◆ The exercise ◆
Go through the material and write it all out exactly, minus the pictures.

○ ○ ○ ○

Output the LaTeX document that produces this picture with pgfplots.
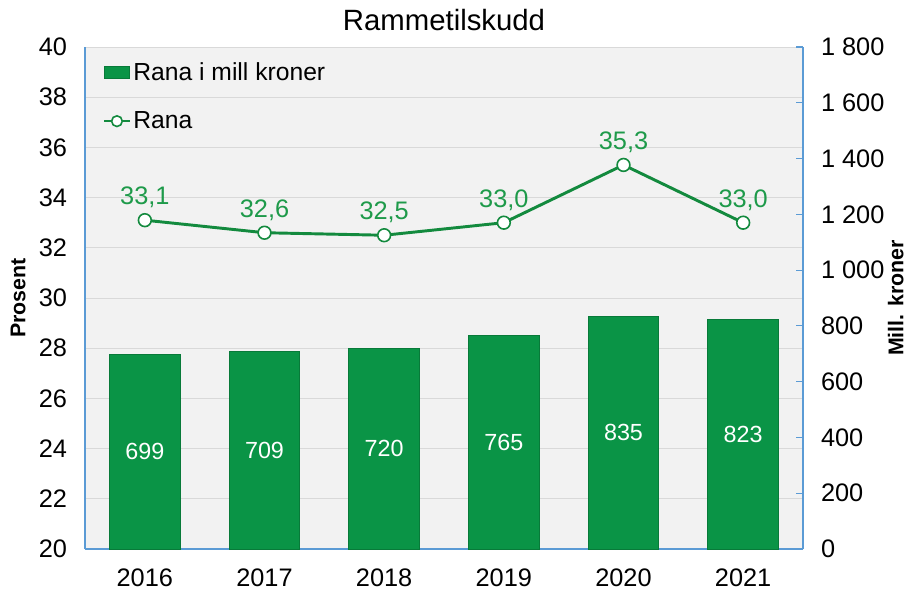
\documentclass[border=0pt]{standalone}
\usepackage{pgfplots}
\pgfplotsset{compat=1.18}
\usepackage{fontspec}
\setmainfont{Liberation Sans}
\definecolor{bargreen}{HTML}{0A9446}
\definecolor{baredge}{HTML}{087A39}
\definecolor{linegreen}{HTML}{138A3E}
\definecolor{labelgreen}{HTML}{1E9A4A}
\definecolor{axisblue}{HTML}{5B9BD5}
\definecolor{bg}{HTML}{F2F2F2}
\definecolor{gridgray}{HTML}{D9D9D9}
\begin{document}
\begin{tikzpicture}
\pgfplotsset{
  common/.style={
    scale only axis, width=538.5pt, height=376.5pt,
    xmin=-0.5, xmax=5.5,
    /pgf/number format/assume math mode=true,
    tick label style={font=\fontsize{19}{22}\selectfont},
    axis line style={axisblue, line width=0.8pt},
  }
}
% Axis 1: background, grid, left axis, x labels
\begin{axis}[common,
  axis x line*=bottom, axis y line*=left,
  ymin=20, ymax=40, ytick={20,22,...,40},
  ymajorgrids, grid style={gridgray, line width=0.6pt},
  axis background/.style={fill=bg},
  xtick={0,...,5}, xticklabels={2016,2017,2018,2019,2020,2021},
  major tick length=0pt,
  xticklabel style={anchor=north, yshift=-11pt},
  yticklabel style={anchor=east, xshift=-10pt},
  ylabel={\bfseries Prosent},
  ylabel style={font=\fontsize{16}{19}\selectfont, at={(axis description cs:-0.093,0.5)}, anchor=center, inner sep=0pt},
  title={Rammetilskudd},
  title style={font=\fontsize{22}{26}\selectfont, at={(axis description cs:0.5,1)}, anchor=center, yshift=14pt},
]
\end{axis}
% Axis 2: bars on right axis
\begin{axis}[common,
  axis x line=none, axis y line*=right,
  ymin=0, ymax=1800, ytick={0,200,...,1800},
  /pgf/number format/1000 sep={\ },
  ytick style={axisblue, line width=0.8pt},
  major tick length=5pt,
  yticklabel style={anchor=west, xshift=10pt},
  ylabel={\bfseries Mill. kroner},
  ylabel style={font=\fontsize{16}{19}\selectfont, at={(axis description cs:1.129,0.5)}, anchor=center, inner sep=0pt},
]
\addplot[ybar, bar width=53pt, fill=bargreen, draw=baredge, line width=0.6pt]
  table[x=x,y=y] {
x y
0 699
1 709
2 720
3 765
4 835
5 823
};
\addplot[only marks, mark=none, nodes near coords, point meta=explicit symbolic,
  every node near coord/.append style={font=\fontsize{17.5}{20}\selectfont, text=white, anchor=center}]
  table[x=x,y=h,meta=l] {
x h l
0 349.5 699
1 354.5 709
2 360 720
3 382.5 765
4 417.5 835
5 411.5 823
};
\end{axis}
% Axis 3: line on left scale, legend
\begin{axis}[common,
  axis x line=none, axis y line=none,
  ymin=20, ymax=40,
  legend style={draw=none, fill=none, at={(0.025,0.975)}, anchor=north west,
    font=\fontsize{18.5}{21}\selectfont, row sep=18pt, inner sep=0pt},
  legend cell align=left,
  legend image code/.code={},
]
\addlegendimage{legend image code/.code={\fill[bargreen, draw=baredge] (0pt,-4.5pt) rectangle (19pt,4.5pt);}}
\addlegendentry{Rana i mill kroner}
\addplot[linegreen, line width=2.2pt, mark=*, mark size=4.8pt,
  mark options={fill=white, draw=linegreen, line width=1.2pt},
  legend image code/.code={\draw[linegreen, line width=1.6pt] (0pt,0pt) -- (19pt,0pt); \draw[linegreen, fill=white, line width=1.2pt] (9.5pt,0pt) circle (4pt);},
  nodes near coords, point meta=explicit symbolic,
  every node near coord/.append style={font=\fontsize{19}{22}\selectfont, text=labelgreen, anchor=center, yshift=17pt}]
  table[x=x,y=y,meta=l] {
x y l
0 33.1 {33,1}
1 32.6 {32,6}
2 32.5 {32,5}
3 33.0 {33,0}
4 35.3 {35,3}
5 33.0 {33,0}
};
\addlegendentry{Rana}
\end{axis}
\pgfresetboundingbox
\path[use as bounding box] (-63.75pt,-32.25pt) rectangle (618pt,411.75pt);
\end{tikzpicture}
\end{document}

○ ○ ○ ○

◆ Answer to this task ◆
Output the LaTeX document that produces this picture with pgfplots.
\documentclass[border=0pt]{standalone}
\usepackage{pgfplots}
\pgfplotsset{compat=1.18}
\usepackage{fontspec}
\setmainfont{Liberation Sans}
\definecolor{bargreen}{HTML}{0A9446}
\definecolor{baredge}{HTML}{087A39}
\definecolor{linegreen}{HTML}{138A3E}
\definecolor{labelgreen}{HTML}{1E9A4A}
\definecolor{axisblue}{HTML}{5B9BD5}
\definecolor{bg}{HTML}{F2F2F2}
\definecolor{gridgray}{HTML}{D9D9D9}
\begin{document}
\begin{tikzpicture}
\pgfplotsset{
  common/.style={
    scale only axis, width=538.5pt, height=376.5pt,
    xmin=-0.5, xmax=5.5,
    /pgf/number format/assume math mode=true,
    tick label style={font=\fontsize{19}{22}\selectfont},
    axis line style={axisblue, line width=0.8pt},
  }
}
% Axis 1: background, grid, left axis, x labels
\begin{axis}[common,
  axis x line*=bottom, axis y line*=left,
  ymin=20, ymax=40, ytick={20,22,...,40},
  ymajorgrids, grid style={gridgray, line width=0.6pt},
  axis background/.style={fill=bg},
  xtick={0,...,5}, xticklabels={2016,2017,2018,2019,2020,2021},
  major tick length=0pt,
  xticklabel style={anchor=north, yshift=-11pt},
  yticklabel style={anchor=east, xshift=-10pt},
  ylabel={\bfseries Prosent},
  ylabel style={font=\fontsize{16}{19}\selectfont, at={(axis description cs:-0.093,0.5)}, anchor=center, inner sep=0pt},
  title={Rammetilskudd},
  title style={font=\fontsize{22}{26}\selectfont, at={(axis description cs:0.5,1)}, anchor=center, yshift=14pt},
]
\end{axis}
% Axis 2: bars on right axis
\begin{axis}[common,
  axis x line=none, axis y line*=right,
  ymin=0, ymax=1800, ytick={0,200,...,1800},
  /pgf/number format/1000 sep={\ },
  ytick style={axisblue, line width=0.8pt},
  major tick length=5pt,
  yticklabel style={anchor=west, xshift=10pt},
  ylabel={\bfseries Mill. kroner},
  ylabel style={font=\fontsize{16}{19}\selectfont, at={(axis description cs:1.129,0.5)}, anchor=center, inner sep=0pt},
]
\addplot[ybar, bar width=53pt, fill=bargreen, draw=baredge, line width=0.6pt]
  table[x=x,y=y] {
x y
0 699
1 709
2 720
3 765
4 835
5 823
};
\addplot[only marks, mark=none, nodes near coords, point meta=explicit symbolic,
  every node near coord/.append style={font=\fontsize{17.5}{20}\selectfont, text=white, anchor=center}]
  table[x=x,y=h,meta=l] {
x h l
0 349.5 699
1 354.5 709
2 360 720
3 382.5 765
4 417.5 835
5 411.5 823
};
\end{axis}
% Axis 3: line on left scale, legend
\begin{axis}[common,
  axis x line=none, axis y line=none,
  ymin=20, ymax=40,
  legend style={draw=none, fill=none, at={(0.025,0.975)}, anchor=north west,
    font=\fontsize{18.5}{21}\selectfont, row sep=18pt, inner sep=0pt},
  legend cell align=left,
  legend image code/.code={},
]
\addlegendimage{legend image code/.code={\fill[bargreen, draw=baredge] (0pt,-4.5pt) rectangle (19pt,4.5pt);}}
\addlegendentry{Rana i mill kroner}
\addplot[linegreen, line width=2.2pt, mark=*, mark size=4.8pt,
  mark options={fill=white, draw=linegreen, line width=1.2pt},
  legend image code/.code={\draw[linegreen, line width=1.6pt] (0pt,0pt) -- (19pt,0pt); \draw[linegreen, fill=white, line width=1.2pt] (9.5pt,0pt) circle (4pt);},
  nodes near coords, point meta=explicit symbolic,
  every node near coord/.append style={font=\fontsize{19}{22}\selectfont, text=labelgreen, anchor=center, yshift=17pt}]
  table[x=x,y=y,meta=l] {
x y l
0 33.1 {33,1}
1 32.6 {32,6}
2 32.5 {32,5}
3 33.0 {33,0}
4 35.3 {35,3}
5 33.0 {33,0}
};
\addlegendentry{Rana}
\end{axis}
\pgfresetboundingbox
\path[use as bounding box] (-63.75pt,-32.25pt) rectangle (618pt,411.75pt);
\end{tikzpicture}
\end{document}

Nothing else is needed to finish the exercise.